If no Iran deal is reached this month, U.S. 'likely to pull the plug'
By Johannes Pleschberger
A meeting of the Joint Commission on the JCPOA in Vienna, Austria, December 27, 2021. /CFP

A meeting of the Joint Commission on the JCPOA in Vienna, Austria, December 27, 2021. /CFP

Time appears to be running out for a breakthrough in what is now the eighth round of Iran talks in Vienna. While U.S. and EU diplomats have repeatedly warned that there are only weeks, not months, left to revive the Joint Comprehensive Plan of Action (JCPOA) – as the 2015 Iran nuclear deal is officially called, the deadline now appears to be the end of January, at least according to some analysts. 

"If a deal is not reached by the end of the month, the U.S. is likely to pull the plug on reviving the JCPOA and switch to a much more coercive approach," Ali Vaez, senior adviser and Iran project director at the International Crisis Group told CGTN. 

During a recent visit to Washington, Germany's Foreign Minister Annalena Baerbock also pointed to the time pressure. Iran has already squandered a lot of trust, she said. 

Is diplomacy reaching its limits or is this tactical saber rattling? "Sometimes negotiators are downplaying the possibility of a breakthrough in order to push the other side to be more generous offering a compromise," said Marcin Zaborowski, policy advisor from the Bratislava-based think tank GLOBSEC. 

And yet, the signs of an imminent breakthrough seem to be growing. Compared to the previous rounds of talks, in which the counterpart's respective demands were labeled unacceptable, since the beginning of the eighth round all sides are talking about at least moderate progress.

A gas station in Tehran, Iran, October 26, 2021. /CFP

A gas station in Tehran, Iran, October 26, 2021. /CFP

According to Zaboroski, the United States is currently sitting on the short end of the stick. And not just because it is the main culprit for the deal's failure back in 2018 when then-President Donald Trump pulled out. "The Americans have to have in mind that the midterm elections in Congress are coming up. And the next Congress is likely to be Republican-dominated." 

A Republican majority in Congress would further complicate ratification of a new Iran deal. That's why U.S. President Joe Biden – according to Zaborowski – wants to get the deal wrapped up before the midterms (i.e., no later than this fall). 

But the hands of Iran's nuclear clock are moving too fast to wait until the fall, especially for Western deal negotiators. Since 2018, Iran has moved beyond many of the original deal's nuclear restrictions. "Signs of progress have emerged, but the nuclear clock is still ticking faster than the diplomatic one," Vaez warned. 

Meanwhile, time is also dwindling for the Iranian economy, especially for its sanctions-battered oil industry. According to analyst Viktor Katona from JBC Energy, the procedure of lifting U.S. sanctions against Iran seems to be mostly agreed and aligned upon. However, Iranian demands that oil exports should be restarted fully unencumbered and that oil revenues should be allowed to be repatriated without any provisos still present a challenge that needs to be surpassed. 
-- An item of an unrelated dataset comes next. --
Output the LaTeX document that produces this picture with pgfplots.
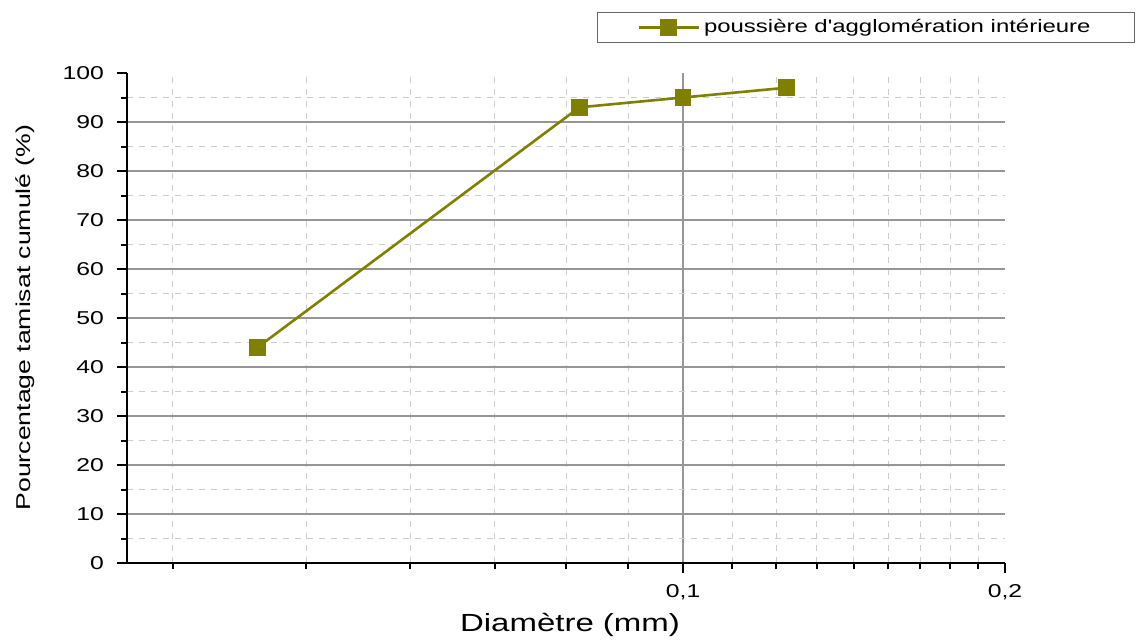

"The U.S.'s interest in bringing crude oil prices lower overall has become a positive factor for the Iran talks. By bringing back some 1.5-2 million barrels per day (bpd) of currently-sanctioned crude to the global market, Washington could alleviate domestic concerns arising from gasoline prices remaining the highest since late 2014." 

"This being said, a breakthrough in the current round of talks is still some way off, though a 2022 breakthrough is very much conceivable," Katona added.